What is the best way to approach a living person you dont know about help with their ancestry

+7 votes
What is the best way to approach a living person you dont know about help with their ancestry. I'm doing a one name study meaning I need to track every occurence of the surname, what is the best wayto  approach people I dont know with said surname in order to get help with linking them to their ancestry. Im concerned about upsetting anyone but without some help it is going to be very difficult to complete, I also think some would be very interested in this and would like to help.
in The Tree House by Paul Taylor G2G6 Mach 1 (15.8k points)
I agree with Frank's suggestion as well. Buy some bright envelopes to put the letter in to grab the attention of the receiver. Also put "in regards to ______ on the outside. Remember to include all of your information like address and phone number. You might also write up an abbreviated ancestry of yourself to get them hooked. I would suggest putting a five dollar bill in the envelope but that might be too crass. What do you think?



2 Answers

+4 votes
Best answer
I don't think your asking will actually "upset" someone. I think that when a stranger asks personal questions, they become naturally defensive or protective. I would think that some initial reaction might be your are selling or stealing. Making them feel comfortable with you would be my first priority.

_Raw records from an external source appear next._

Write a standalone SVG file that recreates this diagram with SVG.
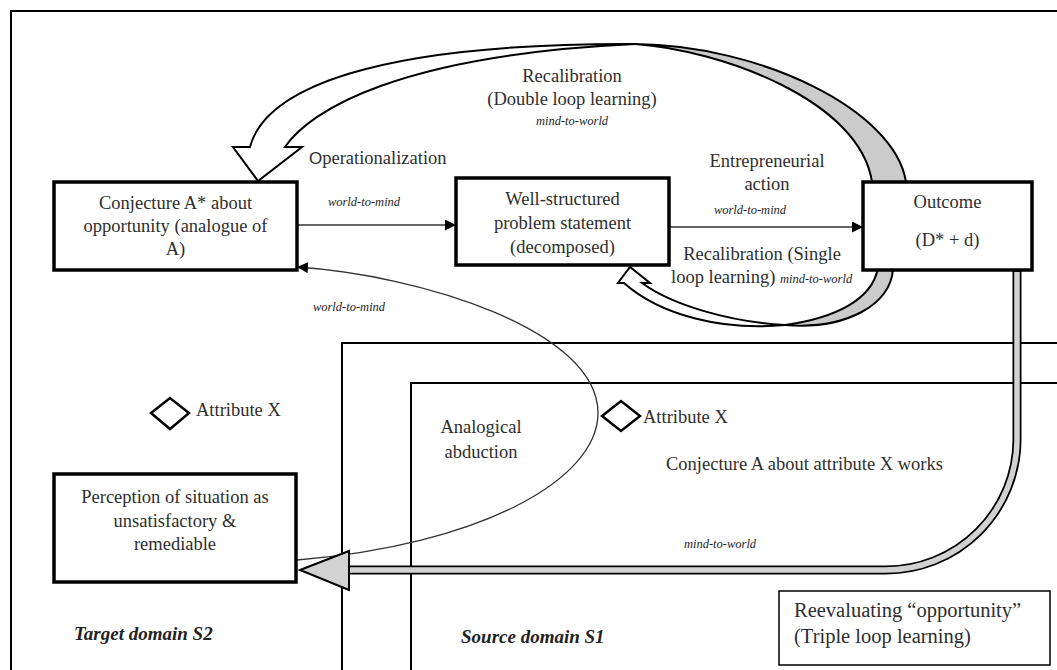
<svg xmlns="http://www.w3.org/2000/svg" width="1057" height="670" viewBox="0 0 1057 670">
<defs>
<style>
.t{font-family:"Liberation Serif","Times New Roman",serif;font-size:18.5px;fill:#2e2e2e}
.c{text-anchor:middle}
.i{font-family:"Liberation Serif","Times New Roman",serif;font-style:italic;font-size:12.5px;fill:#1e1e1e}
.dom{font-family:"Liberation Serif","Times New Roman",serif;font-style:italic;font-weight:bold;font-size:19px;fill:#222}
.box{fill:#fff;stroke:#000;stroke-width:3.5}
.ln{fill:none;stroke:#000;stroke-width:2}
.thin{fill:none;stroke:#333;stroke-width:1.3}
.ribw{fill:#fff;stroke:#000;stroke-width:2;stroke-linejoin:miter}
.ribg{fill:#cbcbcb;stroke:#000;stroke-width:2;stroke-linejoin:round}
.dia{fill:#fff;stroke:#000;stroke-width:2.5}
</style>
<marker id="ah" viewBox="0 0 10 10" refX="10" refY="5" markerWidth="11" markerHeight="11" markerUnits="userSpaceOnUse" orient="auto"><path d="M0,0 L10,5 L0,10 z" fill="#000"/></marker>
</defs>
<rect width="1057" height="670" fill="#fff"/>
<g id="frame"><path d="M1057,11 H11 V670" class="ln" stroke-width="2.5"/></g>
<g id="source-domain-outer"><path d="M1057,343 H342 V670" class="ln"/></g>
<g id="source-domain-inner"><path d="M1057,383 H411 V670" class="ln"/></g>

<g id="connectors">
<path d="M297,225 H456" class="thin" marker-end="url(#ah)"/>
<path d="M669,227 H863" class="thin" marker-end="url(#ah)"/>
<path d="M297,560 C480,545 598,480 598,413 C598,330 420,275 297,267" class="thin" marker-end="url(#ah)"/>
<path d="M285,147 C310,110 400,55 635,44 C370,43 265,90 250,147 L233,147 L258,181 L302,147 Z" class="ribw"/>
<path d="M635,44 C760,45 895,110 906,182 L872,182 C860,100 720,50 635,44 Z" class="ribg"/>
<path d="M642,283 C672,305 730,322 785,325 C722,331 660,315 624,283 L618,283 L630,267 L650,283 Z" class="ribw"/>
<path d="M785,325 C835,318 872,300 878,268 L893,268 C892,305 845,330 785,325 Z" class="ribg"/>
<path d="M1017,271 V440 A131,131 0 0 1 886,570 H348" fill="none" stroke="#000" stroke-width="9"/>
<path d="M1017,272 V440 A131,131 0 0 1 886,570 H346" fill="none" stroke="#d2d2d2" stroke-width="5.5"/>
<polygon points="300,570 349,551 349,590" fill="#d2d2d2" stroke="#000" stroke-width="2" stroke-linejoin="miter"/>
</g>

<g id="conjecture-a-star">
<rect x="54" y="182" width="243" height="88" class="box"/>
<text class="t c" x="175.5" y="209">Conjecture A* about</text>
<text class="t c" x="175.5" y="232">opportunity (analogue of</text>
<text class="t c" x="175.5" y="255">A)</text>
</g>
<g id="well-structured">
<rect x="456" y="178" width="213" height="87" class="box"/>
<text class="t c" x="562.5" y="205">Well-structured</text>
<text class="t c" x="562.5" y="229">problem statement</text>
<text class="t c" x="562.5" y="253">(decomposed)</text>
</g>
<g id="outcome">
<rect x="863" y="182" width="169" height="88" class="box"/>
<text class="t c" x="947.5" y="208">Outcome</text>
<text class="t c" x="947.5" y="246">(D* + d)</text>
</g>
<g id="perception">
<rect x="54" y="474" width="242" height="108" class="box"/>
<text class="t c" x="175" y="503">Perception of situation as</text>
<text class="t c" x="175" y="527">unsatisfactory &amp;</text>
<text class="t c" x="175" y="550">remediable</text>
</g>
<g id="reevaluating">
<rect x="779" y="591" width="271" height="74" fill="#fff" stroke="#000" stroke-width="1.5"/>
<text class="t" x="794" y="617" style="font-size:20.5px">Reevaluating “opportunity”</text>
<text class="t" x="794" y="643" style="font-size:20.5px">(Triple loop learning)</text>
</g>
<g id="attribute-x-target">
<polygon points="151,413 170,398 189,413 170,429" class="dia"/>
<text class="t" x="196" y="416">Attribute X</text>
</g>
<g id="attribute-x-source">
<polygon points="602,416 621,401 640,416 621,431" class="dia"/>
<text class="t" x="643" y="423">Attribute X</text>
</g>

<g id="labels">
<text class="t c" x="572" y="82">Recalibration</text>
<text class="t c" x="572" y="105">(Double loop learning)</text>
<text class="i c" x="572" y="125">mind-to-world</text>
<text class="t" x="309" y="164"><tspan font-family="Liberation Sans, Arial, sans-serif" font-size="17">O</tspan>perationalization</text>
<text class="i c" x="364" y="206">world-to-mind</text>
<text class="i c" x="349" y="311">world-to-mind</text>
<text class="t c" x="767" y="167">Entrepreneurial</text>
<text class="t c" x="767" y="190">action</text>
<text class="i c" x="750" y="214">world-to-mind</text>
<text class="t c" x="762" y="260">Recalibration (Single</text>
<text class="t" x="671" y="283">loop learning) <tspan class="i">mind-to-world</tspan></text>
<text class="t c" x="481" y="433">Analogical</text>
<text class="t c" x="481" y="458">abduction</text>
<text class="t" x="666" y="470">Conjecture A about attribute X works</text>
<text class="i c" x="720" y="548">mind-to-world</text>
<text class="dom" x="74" y="640">Target domain S2</text>
<text class="dom" x="461" y="643">Source domain S1</text>
</g>
</svg>
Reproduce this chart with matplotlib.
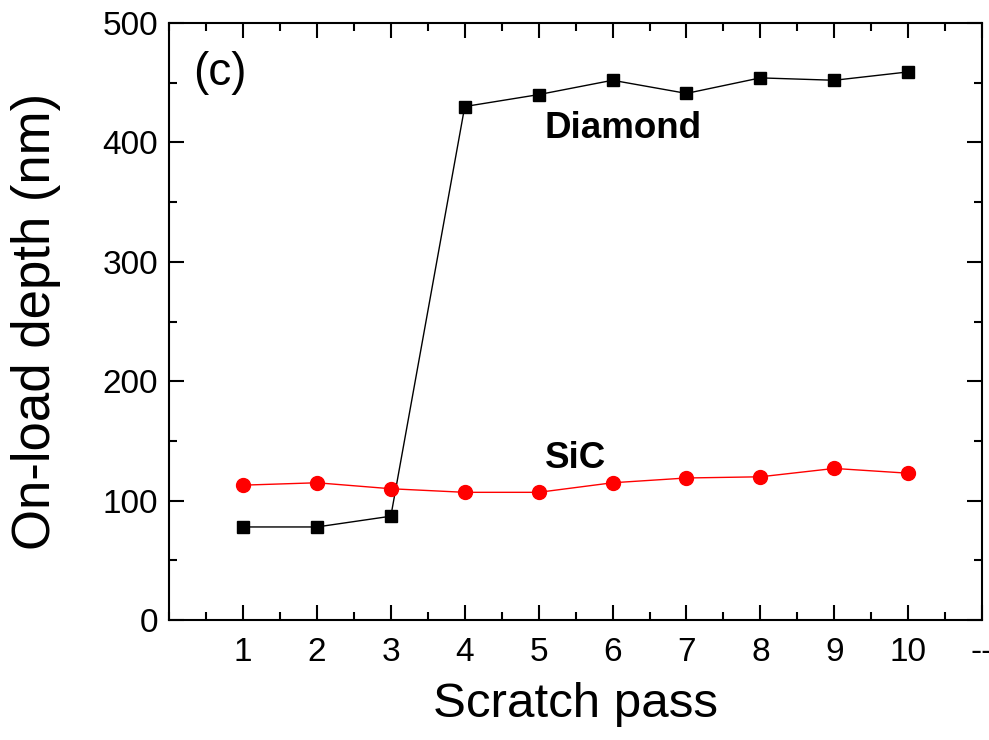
import matplotlib
matplotlib.use("Agg")
import matplotlib.pyplot as plt
from matplotlib.ticker import MultipleLocator

plt.rcParams['font.family'] = ['Liberation Sans', 'DejaVu Sans']

# scratch pass number
passes = [1, 2, 3, 4, 5, 6, 7, 8, 9, 10]
# on-load depth (nm)
diamond = [78, 78, 87, 430, 440, 452, 441, 454, 452, 459]
sic = [113, 115, 110, 107, 107, 115, 119, 120, 127, 123]

xticks = [1, 2, 3, 4, 5, 6, 7, 8, 9, 10, 11]
xticklabels = ['1', '2', '3', '4', '5', '6', '7', '8', '9', '10', '--']

fig = plt.figure(figsize=(9.89, 7.4), dpi=100)
ax = fig.add_axes([0.171, 0.162, 0.822, 0.807])

ax.plot(passes, diamond, color='black', lw=1, marker='s', ms=9, clip_on=False)
ax.plot(passes, sic, color='red', lw=1, marker='o', ms=10, clip_on=False)

ax.set_xlim(0, 11)
ax.set_ylim(0, 500)
ax.set_xticks(xticks)
ax.set_xticklabels(xticklabels)
ax.xaxis.set_minor_locator(MultipleLocator(0.5))
ax.yaxis.set_major_locator(MultipleLocator(100))
ax.yaxis.set_minor_locator(MultipleLocator(50))
ax.tick_params(which='both', direction='in', top=True, right=True, width=1.5,
               labelsize=24)
ax.tick_params(axis='x', pad=12)
ax.tick_params(axis='y', pad=8)
ax.tick_params(which='major', length=11)
ax.tick_params(which='minor', length=6)
for s in ax.spines.values():
    s.set_linewidth(1.5)

ax.set_xlabel('Scratch pass', fontsize=35.5, labelpad=10)
ax.set_ylabel('On-load depth (nm)', fontsize=38, labelpad=30)

ax.text(0.33, 458, '(c)', fontsize=33, va='center')
ax.text(5.08, 412, 'Diamond', fontsize=26.5, fontweight='bold', va='center')
ax.text(5.08, 135, 'SiC', fontsize=26.5, fontweight='bold', va='center')

fig.savefig('out.png', dpi=100)
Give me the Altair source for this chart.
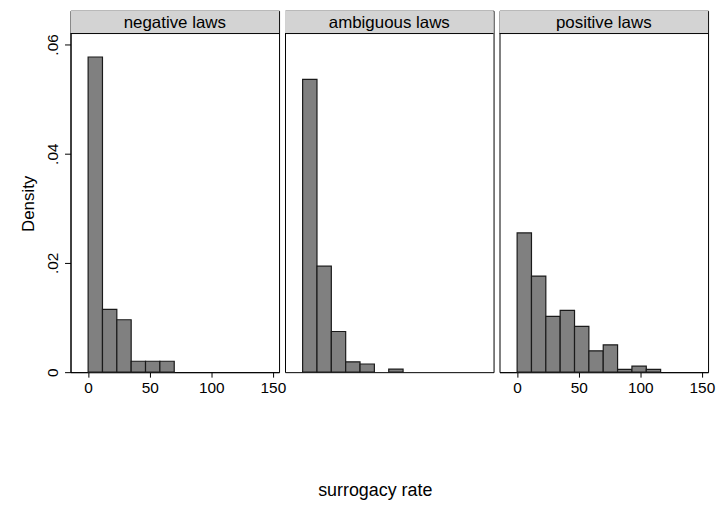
import altair as alt
import pandas as pd

# Histogram of surrogacy rate by legal regime (density scale, common bins)
panel_titles = ["negative laws", "ambiguous laws", "positive laws"]
bin_width = 11.65
bin_lower = [0.0, 11.65, 23.3, 34.95, 46.6, 58.25, 69.9, 81.55, 93.2, 104.85]

negative_density = [0.0577, 0.0115, 0.0096, 0.0020, 0.0020, 0.0020]
ambiguous_density = [0.0536, 0.0194, 0.00745, 0.0019, 0.0015, 0.0, 0.00055]
positive_density = [0.0255, 0.0176, 0.0102, 0.0113, 0.0084, 0.0039, 0.0050,
                    0.0005, 0.0011, 0.0005]

x_ticks = [0, 50, 100, 150]
y_ticks = [0, 0.02, 0.04, 0.06]

FONT = "Liberation Sans"
PANEL_W = 210
PLOT_H = 341          # data region
HEADER_H = 23         # title strip on top of each panel
VIEW_H = PLOT_H + HEADER_H
Y_MAX = 0.062
Y_TOP = Y_MAX * VIEW_H / PLOT_H   # the strip sits above the data region


def panel(title, densities, show_x, show_y):
    df = pd.DataFrame({"lo": bin_lower[:len(densities)], "density": densities})
    df = df[df["density"] > 0].copy()
    df["hi"] = df["lo"] + bin_width
    df["base"] = 0.0

    x_axis = alt.Axis(values=x_ticks, title=None, grid=False, domainColor="black",
                      tickColor="black", tickSize=5, labelFontSize=15.5,
                      labelPadding=3, labelColor="black", labelFont=FONT) if show_x else None
    y_axis = alt.Axis(values=y_ticks, title="Density", grid=False,
                      domainColor="black", tickColor="black", tickSize=6,
                      labelExpr="datum.value == 0 ? '0' : substring(format(datum.value, '.2f'), 1)",
                      labelAngle=270, labelAlign="center", labelBaseline="bottom",
                      labelPadding=4, labelFontSize=15.5, labelColor="black", labelFont=FONT,
                      titleFontSize=17, titleFontWeight="normal", titleColor="black",
                      titleFont=FONT, titlePadding=8, titleY=VIEW_H / 2 + 12) if show_y else None

    bars = alt.Chart(df).mark_bar(
        fill="#808080", stroke="#1a1a1a", strokeWidth=1.2
    ).encode(
        x=alt.X("lo:Q", scale=alt.Scale(domain=[-14.3, 155], nice=False, zero=False),
                axis=x_axis),
        x2="hi:Q",
        y=alt.Y("density:Q", scale=alt.Scale(domain=[0, Y_TOP], nice=False),
                axis=y_axis),
        y2="base:Q",
    )

    head_df = pd.DataFrame({"label": [title]})
    head_bg = alt.Chart(head_df).mark_rect(fill="#d3d3d3").encode(
        x=alt.value(0), x2=alt.value(PANEL_W), y=alt.value(0), y2=alt.value(HEADER_H)
    )
    head_line = alt.Chart(head_df).mark_rule(color="black", strokeWidth=1).encode(
        x=alt.value(0), x2=alt.value(PANEL_W), y=alt.value(HEADER_H)
    )
    head_txt = alt.Chart(head_df).mark_text(
        font=FONT, fontSize=17, color="black", baseline="middle", align="center"
    ).encode(text="label:N", x=alt.value(PANEL_W / 2), y=alt.value(HEADER_H / 2 + 0.5))

    return alt.layer(bars, head_bg, head_line, head_txt).properties(
        width=PANEL_W, height=VIEW_H
    )


chart = alt.hconcat(
    panel(panel_titles[0], negative_density, True, True),
    panel(panel_titles[1], ambiguous_density, False, False),
    panel(panel_titles[2], positive_density, True, False),
    spacing=6,
    bounds="flush",
    title=alt.TitleParams(text="surrogacy rate", orient="bottom", anchor="middle",
                          font=FONT, fontSize=18, fontWeight="normal", color="black",
                          offset=87, dx=8),
).properties(
    padding={"left": 19, "top": 8, "right": 0, "bottom": 5},
    background="white",
).configure(
    font=FONT
).configure_view(
    stroke="black", strokeWidth=1
)

chart.save("out.html", embed_options={"renderer": "svg", "actions": False})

I think the email or snail mail suggested by Frank is a good idea.  If you are using email, you might provide a link to a page on wikitree explaining what your project is.  I believe people feel more comfortable when they see it is publicly available on a reputable site.

Also, I would include some information as to how you got their name.
by Ken Sargent G2G6 Mach 5 (57.5k points)
selected by Paul Taylor
So if I send someone an email with the subject line of, "Hey, your roots are showing!" they would want me to add them to a one name study? :-) Mags
Good advise, I think reputation is probably quite important.
+4 votes
You could email or use snail mail. What worked for me was sending out a letter with a self-addressed and stamped envelope inside. I was looking for couisins in a Pennsylvania county. After some time, I received two responses which led to finding cousins.

You could also send a communication and follow it up with a phone call. If you like, you could just start making phone calls if you have their phone numbers.
by Frank Gill G2G Astronaut (2.3m points)
Good advice but actually one thing I dont have is their postal address, in most cases I have email address, sometimes telephone no.
How many Taylor's would are your thinking of contacting?

You could email them first and if you have the phone number, give them a few days to think about your correspondence and then phone them.
None, there are far too many Taylors !

Im studying Hurved/Hurvid - probably less then twenty
One location of the Hurvid surname is Devon, England.
Frank, yes I know that in fact I have probably mapped 95% of all hurvids/hurveds in my ancestry tree Im just trying to tie up some loose ends which I can only do my talking to people.